**What you have to do**
Start at the line holding "Write a Python", stop at the line holding "plt.rcParams['font.family'] = ['Liberation", and repeat those lines exactly, both ends included; skip the pictures.

**Given data**
|---|
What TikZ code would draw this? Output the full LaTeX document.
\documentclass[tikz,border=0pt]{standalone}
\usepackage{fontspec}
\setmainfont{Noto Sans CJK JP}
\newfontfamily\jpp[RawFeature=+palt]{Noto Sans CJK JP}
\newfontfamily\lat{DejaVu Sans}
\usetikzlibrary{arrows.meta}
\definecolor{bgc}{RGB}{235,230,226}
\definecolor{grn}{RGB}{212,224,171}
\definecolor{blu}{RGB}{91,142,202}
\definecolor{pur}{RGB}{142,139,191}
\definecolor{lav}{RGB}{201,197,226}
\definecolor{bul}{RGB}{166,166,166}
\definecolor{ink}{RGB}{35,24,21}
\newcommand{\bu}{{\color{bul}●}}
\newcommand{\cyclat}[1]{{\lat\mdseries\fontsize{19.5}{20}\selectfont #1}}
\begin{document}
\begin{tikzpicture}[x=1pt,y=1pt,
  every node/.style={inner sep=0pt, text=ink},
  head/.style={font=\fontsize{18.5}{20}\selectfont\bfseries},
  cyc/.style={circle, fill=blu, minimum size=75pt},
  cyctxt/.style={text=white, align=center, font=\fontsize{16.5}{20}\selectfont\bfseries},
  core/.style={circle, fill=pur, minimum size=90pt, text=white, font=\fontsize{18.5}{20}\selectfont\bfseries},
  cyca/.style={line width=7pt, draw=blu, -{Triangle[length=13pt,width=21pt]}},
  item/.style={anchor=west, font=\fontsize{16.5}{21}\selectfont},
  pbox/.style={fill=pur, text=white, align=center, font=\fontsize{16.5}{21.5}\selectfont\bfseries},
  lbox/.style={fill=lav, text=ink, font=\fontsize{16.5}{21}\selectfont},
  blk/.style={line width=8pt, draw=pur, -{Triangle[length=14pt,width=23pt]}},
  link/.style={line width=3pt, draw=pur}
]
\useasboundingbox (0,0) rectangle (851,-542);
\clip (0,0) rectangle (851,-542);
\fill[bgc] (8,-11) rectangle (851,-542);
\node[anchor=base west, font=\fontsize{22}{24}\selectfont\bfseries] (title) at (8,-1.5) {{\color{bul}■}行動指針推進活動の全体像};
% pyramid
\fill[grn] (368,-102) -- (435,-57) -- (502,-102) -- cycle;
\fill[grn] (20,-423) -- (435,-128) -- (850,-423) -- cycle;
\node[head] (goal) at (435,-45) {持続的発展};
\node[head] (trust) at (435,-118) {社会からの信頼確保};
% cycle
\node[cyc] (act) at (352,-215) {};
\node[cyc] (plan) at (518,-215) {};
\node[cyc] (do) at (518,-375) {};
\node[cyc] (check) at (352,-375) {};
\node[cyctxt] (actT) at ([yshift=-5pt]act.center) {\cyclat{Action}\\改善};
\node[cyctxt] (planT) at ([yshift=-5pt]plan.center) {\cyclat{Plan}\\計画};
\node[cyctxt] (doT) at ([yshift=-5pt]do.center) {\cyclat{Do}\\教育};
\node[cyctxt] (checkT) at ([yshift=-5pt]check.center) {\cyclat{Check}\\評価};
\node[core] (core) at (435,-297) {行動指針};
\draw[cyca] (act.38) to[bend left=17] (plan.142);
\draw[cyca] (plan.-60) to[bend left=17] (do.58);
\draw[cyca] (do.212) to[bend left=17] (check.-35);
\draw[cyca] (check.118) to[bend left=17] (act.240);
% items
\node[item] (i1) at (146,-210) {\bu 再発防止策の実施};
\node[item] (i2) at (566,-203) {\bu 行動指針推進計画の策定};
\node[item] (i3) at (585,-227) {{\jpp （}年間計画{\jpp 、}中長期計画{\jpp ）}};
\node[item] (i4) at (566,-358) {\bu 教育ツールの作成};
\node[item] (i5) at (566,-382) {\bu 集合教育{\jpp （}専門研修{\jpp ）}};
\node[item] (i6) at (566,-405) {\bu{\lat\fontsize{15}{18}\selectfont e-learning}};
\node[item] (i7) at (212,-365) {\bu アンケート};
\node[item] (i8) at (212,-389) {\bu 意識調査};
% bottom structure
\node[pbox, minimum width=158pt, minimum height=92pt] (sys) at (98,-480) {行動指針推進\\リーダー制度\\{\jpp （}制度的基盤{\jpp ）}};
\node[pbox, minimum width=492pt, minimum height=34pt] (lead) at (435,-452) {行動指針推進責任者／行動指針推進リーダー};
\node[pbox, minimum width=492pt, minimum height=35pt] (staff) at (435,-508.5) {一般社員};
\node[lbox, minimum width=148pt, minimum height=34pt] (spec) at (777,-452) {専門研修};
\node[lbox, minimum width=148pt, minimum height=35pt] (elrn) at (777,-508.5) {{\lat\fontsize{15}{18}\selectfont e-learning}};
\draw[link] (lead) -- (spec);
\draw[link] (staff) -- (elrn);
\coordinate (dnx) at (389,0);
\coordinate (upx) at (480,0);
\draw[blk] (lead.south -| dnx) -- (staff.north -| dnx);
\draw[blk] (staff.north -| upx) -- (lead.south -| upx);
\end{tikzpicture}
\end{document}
|---|
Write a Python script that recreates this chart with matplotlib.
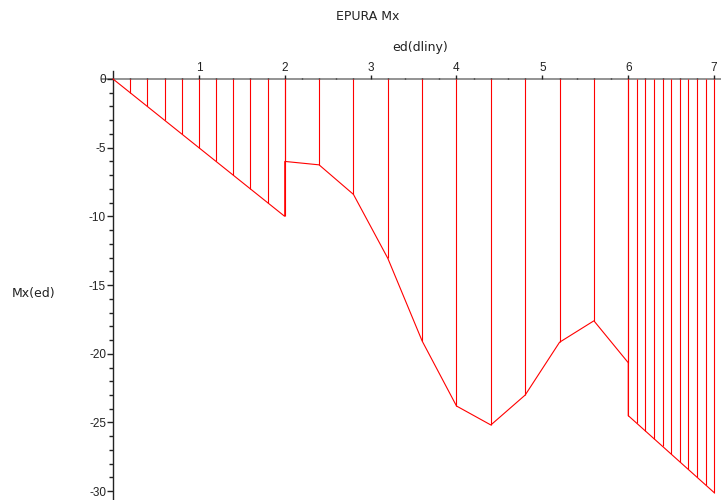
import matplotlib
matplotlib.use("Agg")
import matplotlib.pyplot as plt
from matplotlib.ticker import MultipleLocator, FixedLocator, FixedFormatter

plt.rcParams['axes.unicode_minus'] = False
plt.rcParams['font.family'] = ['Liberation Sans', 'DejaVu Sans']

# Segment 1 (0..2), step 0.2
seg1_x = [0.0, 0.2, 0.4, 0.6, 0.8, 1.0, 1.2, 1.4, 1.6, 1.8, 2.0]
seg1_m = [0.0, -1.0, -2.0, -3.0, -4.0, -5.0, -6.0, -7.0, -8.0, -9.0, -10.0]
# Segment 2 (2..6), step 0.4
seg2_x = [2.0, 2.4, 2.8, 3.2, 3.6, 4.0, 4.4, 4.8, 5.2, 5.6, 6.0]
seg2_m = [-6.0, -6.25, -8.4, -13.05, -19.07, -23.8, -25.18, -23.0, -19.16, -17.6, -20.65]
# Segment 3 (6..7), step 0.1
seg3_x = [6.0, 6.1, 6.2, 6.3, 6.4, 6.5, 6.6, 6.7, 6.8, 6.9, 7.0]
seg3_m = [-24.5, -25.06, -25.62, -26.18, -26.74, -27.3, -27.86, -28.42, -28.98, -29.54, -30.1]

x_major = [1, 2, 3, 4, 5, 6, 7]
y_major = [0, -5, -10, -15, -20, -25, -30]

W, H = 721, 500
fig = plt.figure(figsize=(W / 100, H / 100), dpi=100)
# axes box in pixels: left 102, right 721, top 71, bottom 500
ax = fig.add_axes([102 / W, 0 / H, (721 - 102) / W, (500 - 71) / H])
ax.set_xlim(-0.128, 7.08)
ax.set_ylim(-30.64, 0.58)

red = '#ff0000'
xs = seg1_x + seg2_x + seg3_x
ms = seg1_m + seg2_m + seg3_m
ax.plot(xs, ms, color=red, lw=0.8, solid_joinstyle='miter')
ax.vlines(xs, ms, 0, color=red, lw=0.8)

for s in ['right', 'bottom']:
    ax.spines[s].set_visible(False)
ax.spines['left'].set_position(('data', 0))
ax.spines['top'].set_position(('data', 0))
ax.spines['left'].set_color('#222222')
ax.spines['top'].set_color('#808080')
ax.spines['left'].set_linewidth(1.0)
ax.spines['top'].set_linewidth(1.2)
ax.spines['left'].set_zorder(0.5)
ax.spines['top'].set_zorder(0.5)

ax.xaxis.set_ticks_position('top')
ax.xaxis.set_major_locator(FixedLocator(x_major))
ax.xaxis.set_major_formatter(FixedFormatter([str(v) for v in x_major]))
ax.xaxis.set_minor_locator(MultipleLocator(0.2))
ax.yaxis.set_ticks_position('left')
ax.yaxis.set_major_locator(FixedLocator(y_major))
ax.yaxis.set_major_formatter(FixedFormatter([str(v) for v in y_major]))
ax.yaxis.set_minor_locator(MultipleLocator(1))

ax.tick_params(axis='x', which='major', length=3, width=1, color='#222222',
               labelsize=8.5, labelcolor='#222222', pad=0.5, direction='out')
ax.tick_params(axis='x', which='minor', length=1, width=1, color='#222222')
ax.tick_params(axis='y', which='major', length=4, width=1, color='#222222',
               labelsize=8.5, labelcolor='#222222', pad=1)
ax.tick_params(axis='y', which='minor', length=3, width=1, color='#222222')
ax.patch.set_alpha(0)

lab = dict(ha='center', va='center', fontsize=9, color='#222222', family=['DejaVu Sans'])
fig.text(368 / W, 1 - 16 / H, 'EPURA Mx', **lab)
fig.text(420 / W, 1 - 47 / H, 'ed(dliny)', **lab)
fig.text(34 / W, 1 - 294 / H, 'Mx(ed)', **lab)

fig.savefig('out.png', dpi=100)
|---|
**Exercise answer**
Write a Python script that recreates this chart with matplotlib.
import matplotlib
matplotlib.use("Agg")
import matplotlib.pyplot as plt
from matplotlib.ticker import MultipleLocator, FixedLocator, FixedFormatter

plt.rcParams['axes.unicode_minus'] = False
plt.rcParams['font.family'] = ['Liberation Sans', 'DejaVu Sans']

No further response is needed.